All linguistic research has the potential to reproduce or challenge racial notions.
—Linguistic Society of America Statement on Race (2019)
The LSA Statement on Race stems from a larger conversation around undertheorized treatment of race and ethnicity in linguistics research and practice. In this commentary, we define racial identity and ethnicity and explain their relevance for linguistic research. We discuss considerations that linguistic researchers should take prior to research, during study design, and following research, and we offer specific recommendations when soliciting or using race and ethnicity data. These recommendations aim to help researchers avoid social harm, ensure ethical compliance and research integrity, and improve descriptive accuracy, especially for undersampled groups, by balancing research transparency with generalizability.
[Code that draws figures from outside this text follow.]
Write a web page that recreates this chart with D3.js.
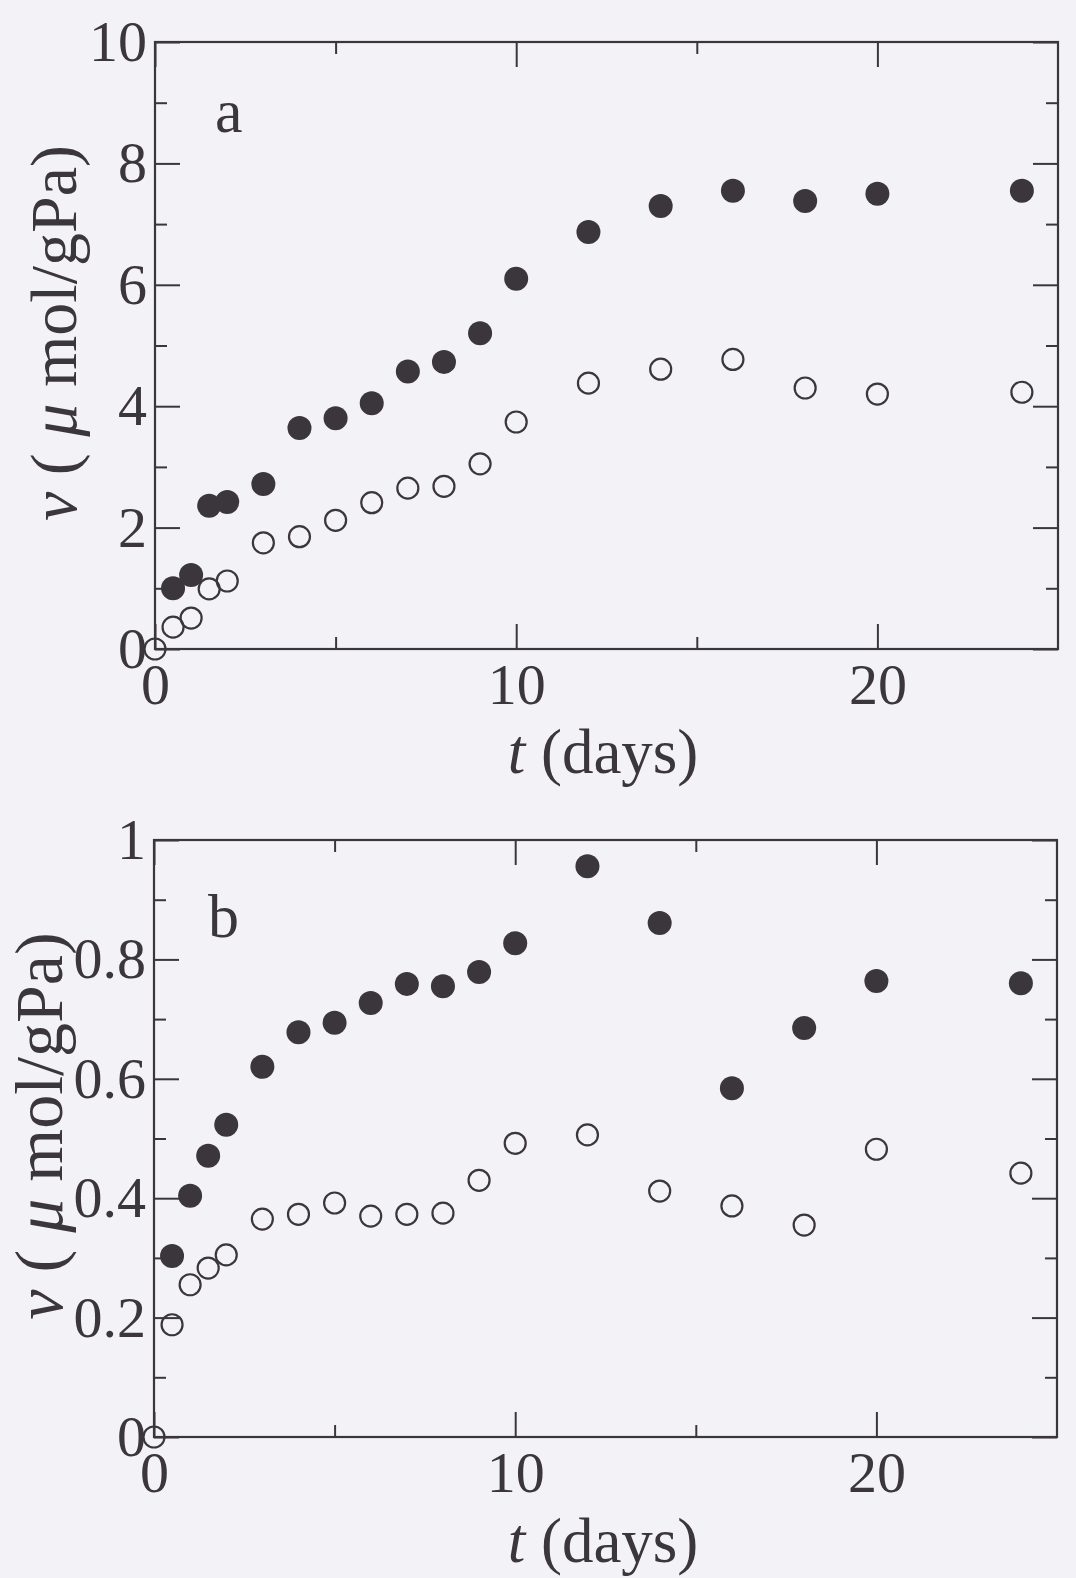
<!DOCTYPE html>
<html>
<head>
<meta charset="utf-8">
<script src="https://cdn.jsdelivr.net/npm/d3@7"></script>
<style>
body { margin: 0; background: #f3f2f6; }
svg { display: block; }
text { font-family: "Liberation Serif", "Times New Roman", serif; fill: #3b363b; }
</style>
</head>
<body>
<script>
// sampling days (open series also has t = 0)
var days = [0.5, 1, 1.5, 2, 3, 4, 5, 6, 7, 8, 9, 10, 12, 14, 16, 18, 20, 24];
var daysOpen = [0, 0.5, 1, 1.5, 2, 3, 4, 5, 6, 7, 8, 9, 10, 12, 14, 16, 18, 20, 24];

// panel a
var aFilled = [1.0, 1.22, 2.36, 2.42, 2.72, 3.64, 3.8, 4.05, 4.57, 4.73, 5.2, 6.1, 6.87, 7.3, 7.55, 7.38, 7.5, 7.55];
var aOpen = [0, 0.36, 0.51, 0.99, 1.12, 1.75, 1.85, 2.12, 2.41, 2.65, 2.68, 3.05, 3.74, 4.38, 4.61, 4.77, 4.3, 4.2, 4.23];

// panel b
var bFilled = [0.303, 0.404, 0.471, 0.523, 0.62, 0.678, 0.694, 0.727, 0.759, 0.755, 0.779, 0.827, 0.956, 0.861, 0.584, 0.685, 0.764, 0.76];
var bOpen = [0, 0.188, 0.255, 0.283, 0.305, 0.365, 0.373, 0.392, 0.37, 0.373, 0.375, 0.43, 0.492, 0.506, 0.412, 0.387, 0.355, 0.482, 0.442];

var xMajor = [0, 10, 20];
var xMinor = [5, 15];
var aYMajor = [0, 2, 4, 6, 8, 10];
var aYMinor = [1, 3, 5, 7, 9];
var aYLabels = ["0", "2", "4", "6", "8", "10"];
var bYMajor = [0, 0.2, 0.4, 0.6, 0.8, 1];
var bYMinor = [0.1, 0.3, 0.5, 0.7, 0.9];
var bYLabels = ["0", "0.2", "0.4", "0.6", "0.8", "1"];

var ink = "#3b363b";

var svg = d3.select("body").append("svg")
    .attr("width", 1076)
    .attr("height", 1578);

function drawPanel(p) {
    var x = d3.scaleLinear().domain([0, 25]).range([p.x0, p.x1]);
    var y = d3.scaleLinear().domain([0, p.ymax]).range([p.y1, p.y0]);
    var g = svg.append("g");

    var major = 25, minor = 12;

    // bottom
    g.append("g").attr("transform", "translate(0," + p.y1 + ")")
        .call(d3.axisBottom(x).tickValues(xMajor).tickSize(-major).tickPadding(14)
            .tickFormat(d3.format("d")));
    g.append("g").attr("transform", "translate(0," + p.y1 + ")")
        .call(d3.axisBottom(x).tickValues(xMinor).tickSize(-minor).tickFormat(""));
    // top
    g.append("g").attr("transform", "translate(0," + p.y0 + ")")
        .call(d3.axisTop(x).tickValues(xMajor).tickSize(-major).tickFormat(""));
    g.append("g").attr("transform", "translate(0," + p.y0 + ")")
        .call(d3.axisTop(x).tickValues(xMinor).tickSize(-minor).tickFormat(""));
    // left
    g.append("g").attr("transform", "translate(" + p.x0 + ",0)")
        .call(d3.axisLeft(y).tickValues(p.yMajor).tickSize(-major).tickPadding(8)
            .tickFormat(function(d, i) { return p.yLabels[i]; }));
    g.append("g").attr("transform", "translate(" + p.x0 + ",0)")
        .call(d3.axisLeft(y).tickValues(p.yMinor).tickSize(-minor).tickFormat(""));
    // right
    g.append("g").attr("transform", "translate(" + p.x1 + ",0)")
        .call(d3.axisRight(y).tickValues(p.yMajor).tickSize(-major).tickFormat(""));
    g.append("g").attr("transform", "translate(" + p.x1 + ",0)")
        .call(d3.axisRight(y).tickValues(p.yMinor).tickSize(-minor).tickFormat(""));

    g.selectAll(".domain").remove();
    g.selectAll(".tick line").attr("stroke", ink).attr("stroke-width", 2);
    g.selectAll(".tick text")
        .style("font-family", "'Liberation Serif', serif")
        .style("font-size", "58px")
        .attr("fill", ink);

    g.append("rect")
        .attr("x", p.x0).attr("y", p.y0)
        .attr("width", p.x1 - p.x0).attr("height", p.y1 - p.y0)
        .attr("fill", "none").attr("stroke", ink).attr("stroke-width", 2.2);

    g.append("g").selectAll("circle")
        .data(days.map(function(t, i) { return [t, p.filled[i]]; }))
        .enter().append("circle")
        .attr("cx", function(d) { return x(d[0]); })
        .attr("cy", function(d) { return y(d[1]); })
        .attr("r", 12)
        .attr("fill", ink);

    g.append("g").selectAll("circle")
        .data(daysOpen.map(function(t, i) { return [t, p.open[i]]; }))
        .enter().append("circle")
        .attr("cx", function(d) { return x(d[0]); })
        .attr("cy", function(d) { return y(d[1]); })
        .attr("r", 10.5)
        .attr("fill", "none")
        .attr("stroke", ink)
        .attr("stroke-width", 2.2);

    // panel letter
    g.append("text")
        .attr("x", p.letterX).attr("y", p.letterY)
        .style("font-size", "62px")
        .text(p.letter);

    // x title
    var xt = g.append("text")
        .attr("x", 603).attr("y", p.xTitleY)
        .attr("text-anchor", "middle")
        .style("font-size", "63px");
    xt.append("tspan").style("font-style", "italic").text("t");
    xt.append("tspan").text(" (days)");

    // y title
    var yt = g.append("text")
        .attr("transform", "translate(" + p.yTitleX + "," + p.yTitleY + ") rotate(-90)")
        .attr("text-anchor", "middle")
        .style("font-size", p.yTitleSize);
    yt.append("tspan").style("font-style", "italic").text("\u03bd");
    yt.append("tspan").text(" ( ");
    yt.append("tspan").style("font-style", "italic").text("\u03bc");
    yt.append("tspan").text(" mol/gPa)");
}

drawPanel({
    x0: 155, x1: 1058, y0: 42, y1: 649, ymax: 10,
    yMajor: aYMajor, yMinor: aYMinor, yLabels: aYLabels,
    filled: aFilled, open: aOpen,
    letter: "a", letterX: 215, letterY: 132,
    xTitleY: 773, yTitleX: 76, yTitleY: 333, yTitleSize: "66px"
});

drawPanel({
    x0: 154, x1: 1057, y0: 840, y1: 1437, ymax: 1,
    yMajor: bYMajor, yMinor: bYMinor, yLabels: bYLabels,
    filled: bFilled, open: bOpen,
    letter: "b", letterX: 208, letterY: 937,
    xTitleY: 1562, yTitleX: 62, yTitleY: 1126, yTitleSize: "68px"
});
</script>
</body>
</html>
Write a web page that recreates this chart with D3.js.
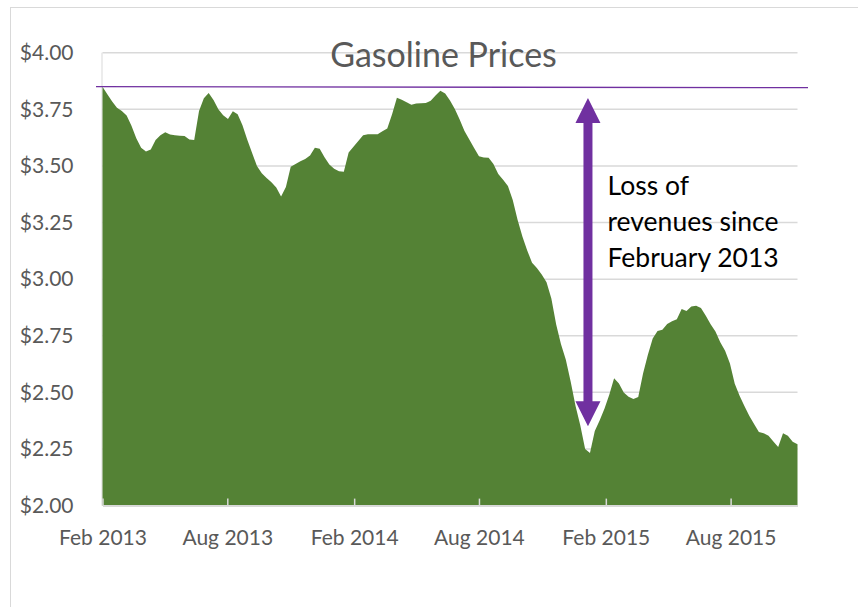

We consider issues germane to collecting self-disclosures of ethnicity and racial identity in a range of study types spanning several subfields of linguistics. We give concrete examples of questions that may arise in planning studies in computational and corpus-based linguistics, formal linguistics, experimental linguistics, and qualitative linguistics. We speak to ethical considerations, including the importance of using locally constructed labels, analyst positionality, and respect for communities. Our goals are to provide linguistic researchers with a firmer basis for conceptualizing racial identity and ethnicity particularly as pertains to linguistics, and to supply a guide that aids linguists in reflecting on their own study design, positionality, and responsibility to participants and communities.